The suit targets the tax on three fronts. It argues the measure is discriminatory. It claims the tax is unconstitutional. Most critically for national implications, it asserts the levy is preempted by federal law.

Kalshi, Crypto.com and Polymarket are not waiting for enforcement. They want the tax blocked before it takes root. That speed reflects how seriously platforms view this precedent.

Federal Preemption at the Core of the Challenge

Prediction markets operate in a regulatory gray area that federal statutes already touch. The coalition’s preemption argument leans on that overlap. If federal law occupies the field on certain financial instruments or information services, a state excise tax layered on transaction fees could be displaced.

This is the test case. Kentucky will likely defend its authority to tax intrastate activity. The coalition will counter that the 14.25% structure effectively regulates what federal frameworks already govern.

From my perspective after eighteen years across iGaming and sportsbook operations on the supplier and data infrastructure side, preemption fights rarely stay tidy. One clear federal win can freeze copycat legislation in multiple states. One loss invites every budget-strapped legislature to treat prediction markets as a new revenue line.

Operational and Strategic Implications for Platforms

Operators face immediate choices. Compliance with the 14.25% tax raises transaction costs. Passing those costs to users risks liquidity drops. Absorbing them compresses margins on what are still early-stage products.

The lawsuit buys time. While it runs, platforms can calibrate exposure in Kentucky and model scenarios for other jurisdictions watching the outcome. Polymarket and Kalshi in particular have national user bases. A fragmented tax map would complicate uniform product rollouts.

Data infrastructure partners also feel the ripple. Pricing engines, risk models and liquidity pools all assume regulatory stability. Sudden state-level excise taxes force recalibration. That is expensive in both engineering hours and forgone growth.

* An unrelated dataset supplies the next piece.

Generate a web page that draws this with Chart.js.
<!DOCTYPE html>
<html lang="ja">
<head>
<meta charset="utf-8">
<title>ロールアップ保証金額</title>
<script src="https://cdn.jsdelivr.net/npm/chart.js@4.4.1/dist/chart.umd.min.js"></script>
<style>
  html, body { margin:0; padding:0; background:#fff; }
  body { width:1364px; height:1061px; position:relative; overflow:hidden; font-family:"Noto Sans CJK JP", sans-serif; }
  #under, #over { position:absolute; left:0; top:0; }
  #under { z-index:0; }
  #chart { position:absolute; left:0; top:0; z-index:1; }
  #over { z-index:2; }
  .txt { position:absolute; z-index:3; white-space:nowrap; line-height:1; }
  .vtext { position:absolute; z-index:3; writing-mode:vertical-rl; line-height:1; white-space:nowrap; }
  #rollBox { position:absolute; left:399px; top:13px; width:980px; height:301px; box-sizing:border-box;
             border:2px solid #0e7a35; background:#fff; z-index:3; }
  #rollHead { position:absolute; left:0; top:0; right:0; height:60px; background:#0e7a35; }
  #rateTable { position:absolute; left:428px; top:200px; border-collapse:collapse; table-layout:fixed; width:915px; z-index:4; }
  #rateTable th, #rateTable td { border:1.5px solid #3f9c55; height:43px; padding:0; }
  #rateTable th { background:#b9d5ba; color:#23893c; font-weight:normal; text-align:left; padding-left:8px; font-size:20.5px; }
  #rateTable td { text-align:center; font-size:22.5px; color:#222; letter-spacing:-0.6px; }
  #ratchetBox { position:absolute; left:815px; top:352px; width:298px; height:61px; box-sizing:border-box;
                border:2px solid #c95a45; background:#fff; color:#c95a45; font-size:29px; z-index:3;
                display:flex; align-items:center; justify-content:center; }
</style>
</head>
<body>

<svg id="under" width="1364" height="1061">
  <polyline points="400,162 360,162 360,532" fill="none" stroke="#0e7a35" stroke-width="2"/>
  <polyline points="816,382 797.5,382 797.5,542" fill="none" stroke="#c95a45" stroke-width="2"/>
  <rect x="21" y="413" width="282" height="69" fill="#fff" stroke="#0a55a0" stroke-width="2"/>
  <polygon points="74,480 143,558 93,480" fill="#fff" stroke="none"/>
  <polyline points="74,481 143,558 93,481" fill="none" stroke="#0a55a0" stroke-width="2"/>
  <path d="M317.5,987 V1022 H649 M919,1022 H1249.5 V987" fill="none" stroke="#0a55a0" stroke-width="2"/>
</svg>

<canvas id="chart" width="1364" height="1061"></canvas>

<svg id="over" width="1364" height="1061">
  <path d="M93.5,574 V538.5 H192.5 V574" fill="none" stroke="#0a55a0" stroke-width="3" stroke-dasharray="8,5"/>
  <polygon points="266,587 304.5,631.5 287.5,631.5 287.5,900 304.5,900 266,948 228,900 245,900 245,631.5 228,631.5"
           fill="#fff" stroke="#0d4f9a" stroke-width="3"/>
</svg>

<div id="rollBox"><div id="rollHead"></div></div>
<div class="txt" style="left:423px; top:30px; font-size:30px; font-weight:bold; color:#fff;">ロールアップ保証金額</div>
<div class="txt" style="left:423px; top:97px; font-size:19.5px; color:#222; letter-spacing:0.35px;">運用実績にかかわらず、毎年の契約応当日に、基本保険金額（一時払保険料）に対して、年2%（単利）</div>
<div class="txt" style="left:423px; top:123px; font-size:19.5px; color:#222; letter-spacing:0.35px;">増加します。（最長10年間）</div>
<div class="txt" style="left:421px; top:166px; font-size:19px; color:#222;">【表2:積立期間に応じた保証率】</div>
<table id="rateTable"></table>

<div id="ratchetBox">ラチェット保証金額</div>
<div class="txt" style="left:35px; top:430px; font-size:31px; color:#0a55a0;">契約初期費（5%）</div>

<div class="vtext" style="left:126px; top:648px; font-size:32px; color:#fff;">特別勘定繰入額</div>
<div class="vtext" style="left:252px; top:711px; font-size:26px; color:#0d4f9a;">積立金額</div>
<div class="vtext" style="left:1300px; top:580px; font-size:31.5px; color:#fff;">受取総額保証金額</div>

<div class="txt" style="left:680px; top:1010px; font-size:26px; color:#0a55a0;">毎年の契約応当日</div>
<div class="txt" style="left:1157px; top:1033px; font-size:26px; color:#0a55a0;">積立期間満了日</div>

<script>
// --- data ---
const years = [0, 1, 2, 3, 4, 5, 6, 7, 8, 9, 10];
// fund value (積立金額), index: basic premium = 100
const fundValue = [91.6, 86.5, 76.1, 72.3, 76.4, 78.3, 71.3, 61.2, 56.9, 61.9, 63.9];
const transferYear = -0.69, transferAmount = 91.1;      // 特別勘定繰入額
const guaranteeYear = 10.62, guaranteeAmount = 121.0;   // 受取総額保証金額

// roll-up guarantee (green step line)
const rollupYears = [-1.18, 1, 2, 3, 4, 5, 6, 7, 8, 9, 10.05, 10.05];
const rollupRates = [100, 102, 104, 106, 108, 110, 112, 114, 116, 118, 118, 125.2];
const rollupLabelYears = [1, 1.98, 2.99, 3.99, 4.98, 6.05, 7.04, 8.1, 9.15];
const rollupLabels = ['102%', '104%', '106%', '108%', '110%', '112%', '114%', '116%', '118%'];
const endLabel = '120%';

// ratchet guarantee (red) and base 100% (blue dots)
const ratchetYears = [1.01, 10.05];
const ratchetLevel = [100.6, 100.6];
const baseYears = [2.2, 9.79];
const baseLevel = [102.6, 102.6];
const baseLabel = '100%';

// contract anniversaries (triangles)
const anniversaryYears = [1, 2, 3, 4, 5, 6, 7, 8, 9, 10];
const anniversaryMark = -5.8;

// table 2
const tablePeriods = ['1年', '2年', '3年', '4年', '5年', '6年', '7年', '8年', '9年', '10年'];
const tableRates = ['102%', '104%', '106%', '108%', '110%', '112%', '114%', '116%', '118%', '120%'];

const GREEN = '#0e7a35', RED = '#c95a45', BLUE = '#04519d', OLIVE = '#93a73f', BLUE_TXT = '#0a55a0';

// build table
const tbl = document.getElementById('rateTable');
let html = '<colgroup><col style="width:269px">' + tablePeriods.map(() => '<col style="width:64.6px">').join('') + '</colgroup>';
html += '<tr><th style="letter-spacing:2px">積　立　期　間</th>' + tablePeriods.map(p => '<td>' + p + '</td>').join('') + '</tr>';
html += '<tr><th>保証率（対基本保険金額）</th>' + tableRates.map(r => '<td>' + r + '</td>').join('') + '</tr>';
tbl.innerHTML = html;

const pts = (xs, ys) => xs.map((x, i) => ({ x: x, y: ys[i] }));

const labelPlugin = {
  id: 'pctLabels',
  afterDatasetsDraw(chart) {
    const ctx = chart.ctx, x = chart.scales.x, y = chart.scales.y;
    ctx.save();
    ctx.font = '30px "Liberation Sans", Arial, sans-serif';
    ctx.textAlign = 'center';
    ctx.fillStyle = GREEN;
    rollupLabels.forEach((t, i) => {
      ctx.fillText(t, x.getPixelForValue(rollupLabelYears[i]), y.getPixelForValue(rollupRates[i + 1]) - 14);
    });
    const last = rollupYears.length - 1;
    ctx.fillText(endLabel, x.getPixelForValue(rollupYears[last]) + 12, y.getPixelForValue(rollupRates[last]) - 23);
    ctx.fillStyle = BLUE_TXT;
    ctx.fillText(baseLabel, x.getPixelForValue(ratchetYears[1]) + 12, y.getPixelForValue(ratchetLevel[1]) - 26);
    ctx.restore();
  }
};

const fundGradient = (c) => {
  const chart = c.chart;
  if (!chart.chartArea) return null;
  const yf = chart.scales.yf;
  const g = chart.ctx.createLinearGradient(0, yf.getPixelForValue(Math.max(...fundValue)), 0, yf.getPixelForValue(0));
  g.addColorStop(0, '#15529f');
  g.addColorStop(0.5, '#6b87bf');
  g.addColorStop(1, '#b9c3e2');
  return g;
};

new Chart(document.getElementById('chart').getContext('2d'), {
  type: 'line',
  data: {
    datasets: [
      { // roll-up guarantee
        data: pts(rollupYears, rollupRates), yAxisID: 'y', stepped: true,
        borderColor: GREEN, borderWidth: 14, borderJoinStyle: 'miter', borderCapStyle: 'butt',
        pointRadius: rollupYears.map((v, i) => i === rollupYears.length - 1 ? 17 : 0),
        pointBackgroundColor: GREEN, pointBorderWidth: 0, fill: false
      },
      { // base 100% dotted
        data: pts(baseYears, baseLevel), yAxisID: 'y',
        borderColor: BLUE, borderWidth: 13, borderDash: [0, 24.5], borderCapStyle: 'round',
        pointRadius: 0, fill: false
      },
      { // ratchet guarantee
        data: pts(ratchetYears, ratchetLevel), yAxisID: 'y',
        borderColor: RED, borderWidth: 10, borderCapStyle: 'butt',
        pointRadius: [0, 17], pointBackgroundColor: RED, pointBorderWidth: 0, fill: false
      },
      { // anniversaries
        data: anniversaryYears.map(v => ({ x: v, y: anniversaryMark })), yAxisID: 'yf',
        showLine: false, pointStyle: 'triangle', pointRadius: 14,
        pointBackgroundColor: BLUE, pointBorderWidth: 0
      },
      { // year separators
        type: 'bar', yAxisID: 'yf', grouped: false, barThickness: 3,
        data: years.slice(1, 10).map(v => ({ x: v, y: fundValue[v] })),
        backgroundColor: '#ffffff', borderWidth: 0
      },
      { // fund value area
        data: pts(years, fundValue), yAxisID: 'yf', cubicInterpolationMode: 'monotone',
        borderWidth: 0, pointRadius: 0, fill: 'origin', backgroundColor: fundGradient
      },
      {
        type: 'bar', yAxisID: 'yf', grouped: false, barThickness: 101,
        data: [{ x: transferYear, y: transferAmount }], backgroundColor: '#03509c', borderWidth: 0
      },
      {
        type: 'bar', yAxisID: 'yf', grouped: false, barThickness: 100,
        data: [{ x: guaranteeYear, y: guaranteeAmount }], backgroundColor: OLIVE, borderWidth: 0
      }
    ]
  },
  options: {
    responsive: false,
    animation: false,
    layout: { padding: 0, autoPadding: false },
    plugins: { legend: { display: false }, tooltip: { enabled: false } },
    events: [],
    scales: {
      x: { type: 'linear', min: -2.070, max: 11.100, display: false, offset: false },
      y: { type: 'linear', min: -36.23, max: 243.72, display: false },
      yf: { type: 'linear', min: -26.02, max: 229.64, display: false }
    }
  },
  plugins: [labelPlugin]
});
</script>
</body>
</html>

Risks, Counterarguments and Potential Limitations

Kentucky can argue the tax is a straightforward excise on fees earned inside its borders. Courts have upheld state taxing power in analogous sectors when activity has clear local nexus. If the federal statutes cited do not explicitly bar taxation, the preemption claim could narrow or fail.

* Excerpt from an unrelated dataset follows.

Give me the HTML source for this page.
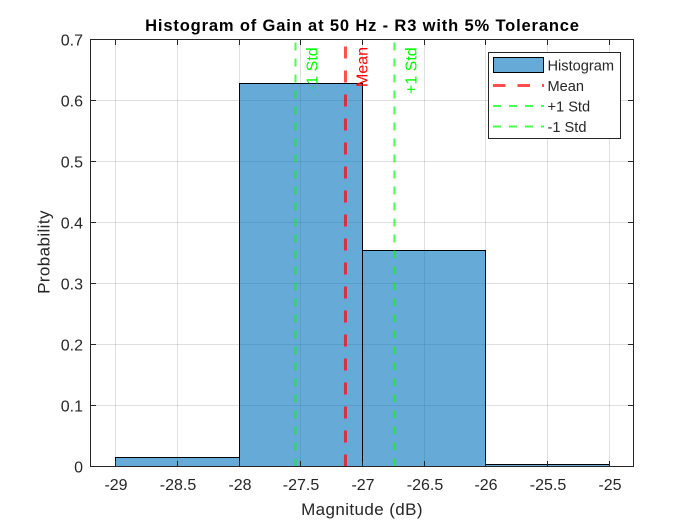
<!DOCTYPE html>
<html>
<head>
<meta charset="utf-8">
<title>Histogram of Gain at 50 Hz</title>
<style>
html,body{margin:0;padding:0;background:#fff;width:700px;height:525px;overflow:hidden}
svg{display:block;font-family:"Liberation Sans",sans-serif}
</style>
</head>
<body>
<svg id="chart" width="700" height="525" viewBox="0 0 700 525" xmlns="http://www.w3.org/2000/svg">
<rect width="700" height="525" fill="#fff"/>
<rect x="90.5" y="39.5" width="543" height="427" fill="#fff"/>
<g id="gridtop"></g>
<g id="bars"></g>
<g id="vlines"></g>
<g id="axes"></g>
<text x="362.5" y="31" text-anchor="middle" font-size="16.5" letter-spacing="0.85" font-weight="bold" fill="#000">Histogram of Gain at 50 Hz - R3 with 5% Tolerance</text>
<text x="362" y="515" text-anchor="middle" font-size="17" letter-spacing="0.4" fill="#262626">Magnitude (dB)</text>
<text transform="translate(49.5 252) rotate(-90)" text-anchor="middle" font-size="17" letter-spacing="0.4" fill="#262626">Probability</text>
<g id="legend">
<rect x="488.5" y="52.5" width="132" height="86" fill="#fff" stroke="#262626" stroke-width="1"/>
<rect x="493.5" y="57.5" width="50" height="15" fill="#66aad7" stroke="#000" stroke-width="1"/>
<text x="547.5" y="70.5" font-size="14.6" fill="#262626">Histogram</text>
<line x1="493" y1="85.5" x2="544" y2="85.5" stroke="#ff0000" stroke-opacity="0.7" stroke-width="3" stroke-dasharray="12.5 12"/>
<text x="547.5" y="91" font-size="14.6" fill="#262626">Mean</text>
<line x1="493" y1="106" x2="544" y2="106" stroke="#00ff00" stroke-opacity="0.7" stroke-width="2" stroke-dasharray="8 8"/>
<text x="547.5" y="111.5" font-size="14.6" fill="#262626">+1 Std</text>
<line x1="493" y1="126.5" x2="544" y2="126.5" stroke="#00ff00" stroke-opacity="0.7" stroke-width="2" stroke-dasharray="8 8"/>
<text x="547.5" y="132" font-size="14.6" fill="#262626">-1 Std</text>
</g>
</svg>
<script>
const binEdges = [-29, -28, -27, -26, -25];
const binProbabilities = [0.015, 0.628, 0.354, 0.004];
const xTickValues = [-29, -28.5, -28, -27.5, -27, -26.5, -26, -25.5, -25];
const xTickLabels = ['-29', '-28.5', '-28', '-27.5', '-27', '-26.5', '-26', '-25.5', '-25'];
const yTickValues = [0, 0.1, 0.2, 0.3, 0.4, 0.5, 0.6, 0.7];
const yTickLabels = ['0', '0.1', '0.2', '0.3', '0.4', '0.5', '0.6', '0.7'];
const meanValue = -27.138;
const plusStdValue = -26.741;
const minusStdValue = -27.543;

const NS = 'http://www.w3.org/2000/svg';
const L = 90.5, R = 633.5, T = 39.5, B = 466.5;
const xMin = -29.2, xMax = -24.8, yMin = 0, yMax = 0.7;
function rawX(v) { return 91 + (v - xMin) / (xMax - xMin) * 543; }
function X(v) { return Math.floor(rawX(v)) + 0.5; }
function Y(v) { return Math.floor(B - (v - yMin) / (yMax - yMin) * (B - T)) + 0.5; }
function make(tag, attrs, parent) {
  const el = document.createElementNS(NS, tag);
  for (const k in attrs) el.setAttribute(k, attrs[k]);
  parent.appendChild(el);
  return el;
}
const gTop = document.getElementById('gridtop');
const gBars = document.getElementById('bars');
const gV = document.getElementById('vlines');
const gAxes = document.getElementById('axes');

xTickValues.forEach(function (v) {
  const ln = make('line', { x1: X(v), x2: X(v), y1: T, y2: B, stroke: '#262626', 'stroke-opacity': 0.15 }, gTop);
  
  
});
yTickValues.forEach(function (v) {
  const ln = make('line', { x1: L, x2: R, y1: Y(v), y2: Y(v), stroke: '#262626', 'stroke-opacity': 0.15 }, gTop);
  
  
});

binProbabilities.forEach(function (p, i) {
  const x0 = X(binEdges[i]), x1 = X(binEdges[i + 1]), y = Y(p);
  const r = make('rect', { x: x0, y: y, width: x1 - x0, height: B - y, fill: '#0072bd', 'fill-opacity': 0.6, stroke: '#000', 'stroke-width': 1 }, gBars);
  
  
});

function vline(value, color, width, dash, name) {
  const ln = make('line', { x1: rawX(value), x2: rawX(value), y1: B, y2: T, stroke: color, 'stroke-opacity': 0.7, 'stroke-width': width, 'stroke-dasharray': dash }, gV);
  
  
}
vline(minusStdValue, '#00ff00', 2, '8 8', 'minus-std-line');
vline(meanValue, '#ff0000', 3, '12 12', 'mean-line');
vline(plusStdValue, '#00ff00', 2, '8 8', 'plus-std-line');

function vlabel(value, text, color, yPx, name) {
  const t = make('text', { transform: 'translate(' + (rawX(value) + 22) + ' ' + yPx + ') rotate(-90)', 'font-size': 16, fill: color }, gV);
  t.textContent = text;
  
  
}
vlabel(minusStdValue, '-1 Std', '#00ff00', 90, 'minus-std-label');
vlabel(meanValue, 'Mean', '#ff0000', 87, 'mean-label');
vlabel(plusStdValue, '+1 Std', '#00ff00', 94, 'plus-std-label');

const frame = make('rect', { x: L, y: T, width: R - L, height: B - T, fill: 'none', stroke: '#262626', 'stroke-width': 1 }, gAxes);



xTickValues.forEach(function (v, i) {
  const a = make('line', { x1: X(v), x2: X(v), y1: B, y2: B - 5.5, stroke: '#262626' }, gAxes);
  
  
  const b = make('line', { x1: X(v), x2: X(v), y1: T, y2: T + 5.5, stroke: '#262626' }, gAxes);
  
  
  const t = make('text', { x: X(v) + 0.5, y: 490, 'text-anchor': 'middle', 'font-size': 16, fill: '#262626' }, gAxes);
  t.textContent = xTickLabels[i];
  
  
});
yTickValues.forEach(function (v, i) {
  const a = make('line', { x1: L, x2: L + 5.5, y1: Y(v), y2: Y(v), stroke: '#262626' }, gAxes);
  
  
  const b = make('line', { x1: R, x2: R - 5.5, y1: Y(v), y2: Y(v), stroke: '#262626' }, gAxes);
  
  
  const t = make('text', { x: 83, y: Y(v) + 6, 'text-anchor': 'end', 'font-size': 16, fill: '#262626' }, gAxes);
  t.textContent = yTickLabels[i];
  
  
});
</script>
</body>
</html>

There is also the political reality. States see prediction markets gaining traction and want their share. A loss for the coalition might not kill the industry but could slow expansion plans and raise compliance budgets. That is a material risk for smaller platforms still building scale.

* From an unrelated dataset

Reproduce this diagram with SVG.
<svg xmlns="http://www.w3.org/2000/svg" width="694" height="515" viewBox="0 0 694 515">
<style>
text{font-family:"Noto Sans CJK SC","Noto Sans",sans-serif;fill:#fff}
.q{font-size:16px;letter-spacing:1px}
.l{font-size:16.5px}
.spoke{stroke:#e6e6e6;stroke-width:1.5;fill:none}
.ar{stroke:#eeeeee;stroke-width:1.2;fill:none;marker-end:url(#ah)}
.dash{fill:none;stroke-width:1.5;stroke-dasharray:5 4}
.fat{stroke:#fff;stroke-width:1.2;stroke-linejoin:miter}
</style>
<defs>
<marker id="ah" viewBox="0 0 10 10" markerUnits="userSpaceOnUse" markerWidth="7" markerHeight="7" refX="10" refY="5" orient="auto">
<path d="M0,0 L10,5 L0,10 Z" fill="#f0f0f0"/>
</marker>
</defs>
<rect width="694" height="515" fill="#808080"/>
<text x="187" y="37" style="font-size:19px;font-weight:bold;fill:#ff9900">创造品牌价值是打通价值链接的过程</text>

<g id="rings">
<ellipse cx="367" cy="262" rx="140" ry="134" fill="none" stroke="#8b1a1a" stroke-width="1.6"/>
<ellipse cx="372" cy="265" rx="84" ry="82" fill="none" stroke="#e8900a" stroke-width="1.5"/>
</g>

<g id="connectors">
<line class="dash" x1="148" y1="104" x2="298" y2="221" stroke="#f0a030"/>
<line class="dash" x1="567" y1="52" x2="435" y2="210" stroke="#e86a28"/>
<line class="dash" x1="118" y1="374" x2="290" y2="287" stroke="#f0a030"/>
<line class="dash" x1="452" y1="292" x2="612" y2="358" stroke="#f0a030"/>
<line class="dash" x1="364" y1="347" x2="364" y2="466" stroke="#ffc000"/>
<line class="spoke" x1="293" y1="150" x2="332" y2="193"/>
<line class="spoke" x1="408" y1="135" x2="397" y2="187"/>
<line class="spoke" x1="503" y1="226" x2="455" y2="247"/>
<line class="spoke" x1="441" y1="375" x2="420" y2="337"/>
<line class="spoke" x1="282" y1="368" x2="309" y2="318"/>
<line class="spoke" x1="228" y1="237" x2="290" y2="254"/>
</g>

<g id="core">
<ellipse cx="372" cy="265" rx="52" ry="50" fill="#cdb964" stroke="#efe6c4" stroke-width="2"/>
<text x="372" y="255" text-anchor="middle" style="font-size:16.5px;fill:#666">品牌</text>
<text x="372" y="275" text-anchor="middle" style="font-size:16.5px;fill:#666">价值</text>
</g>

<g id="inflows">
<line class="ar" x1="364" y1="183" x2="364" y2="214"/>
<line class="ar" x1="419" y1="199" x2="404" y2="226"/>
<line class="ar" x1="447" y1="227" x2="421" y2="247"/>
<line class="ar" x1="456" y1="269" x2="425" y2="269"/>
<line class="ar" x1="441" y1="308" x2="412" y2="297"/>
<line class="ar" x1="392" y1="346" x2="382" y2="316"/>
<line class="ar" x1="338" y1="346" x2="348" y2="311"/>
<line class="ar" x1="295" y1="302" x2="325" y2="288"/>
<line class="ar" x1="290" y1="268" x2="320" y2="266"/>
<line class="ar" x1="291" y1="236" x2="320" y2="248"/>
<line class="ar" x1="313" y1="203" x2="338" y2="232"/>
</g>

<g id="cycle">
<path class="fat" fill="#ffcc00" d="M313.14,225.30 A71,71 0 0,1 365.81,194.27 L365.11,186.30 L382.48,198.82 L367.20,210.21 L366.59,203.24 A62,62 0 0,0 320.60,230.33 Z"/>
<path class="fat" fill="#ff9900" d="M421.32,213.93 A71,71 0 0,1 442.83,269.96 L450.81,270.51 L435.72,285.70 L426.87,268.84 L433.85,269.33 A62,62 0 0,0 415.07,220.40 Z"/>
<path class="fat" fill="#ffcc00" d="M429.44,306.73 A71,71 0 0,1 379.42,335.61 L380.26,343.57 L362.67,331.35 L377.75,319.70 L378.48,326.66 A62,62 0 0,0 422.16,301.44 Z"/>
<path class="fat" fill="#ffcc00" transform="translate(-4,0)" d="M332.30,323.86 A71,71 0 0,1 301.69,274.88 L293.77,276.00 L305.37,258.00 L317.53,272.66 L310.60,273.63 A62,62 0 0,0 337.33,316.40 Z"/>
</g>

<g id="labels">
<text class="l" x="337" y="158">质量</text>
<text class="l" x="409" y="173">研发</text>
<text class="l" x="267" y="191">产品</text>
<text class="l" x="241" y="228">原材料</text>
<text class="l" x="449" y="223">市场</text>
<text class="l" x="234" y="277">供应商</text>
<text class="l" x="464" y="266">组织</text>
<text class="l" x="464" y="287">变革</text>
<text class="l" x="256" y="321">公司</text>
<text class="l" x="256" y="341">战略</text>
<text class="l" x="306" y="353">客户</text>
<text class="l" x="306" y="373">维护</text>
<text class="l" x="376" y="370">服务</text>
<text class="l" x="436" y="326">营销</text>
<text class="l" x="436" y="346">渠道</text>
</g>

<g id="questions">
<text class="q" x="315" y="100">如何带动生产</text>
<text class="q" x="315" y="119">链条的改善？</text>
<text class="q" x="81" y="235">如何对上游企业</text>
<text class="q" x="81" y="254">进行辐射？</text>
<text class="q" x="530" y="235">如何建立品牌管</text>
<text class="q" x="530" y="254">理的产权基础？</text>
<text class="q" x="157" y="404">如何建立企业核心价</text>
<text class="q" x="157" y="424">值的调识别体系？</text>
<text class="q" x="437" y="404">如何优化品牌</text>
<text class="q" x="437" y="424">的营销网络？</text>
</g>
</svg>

The discriminatory angle adds another layer. If the tax singles out prediction markets while sparing sportsbooks or other betting verticals, it invites equal protection scrutiny. Yet proving discriminatory intent or effect requires evidence beyond the rate itself.

These limitations matter. The suit is strong on preemption theory but faces a skeptical bench on state revenue authority. The outcome is not certain.

The Bottom Line is that this Kentucky challenge will clarify how far federal preemption reaches into prediction market taxation. A favorable ruling could deter copycat levies and give operators clearer national runway. A defeat would accelerate similar taxes elsewhere, forcing platforms to treat regulatory arbitrage as a core competency rather than an edge. Either way, the next twelve months of litigation will set the table for where prediction markets scale and where they get checked at the state line. Watch the early motions. They will telegraph how seriously courts take the federal overlay.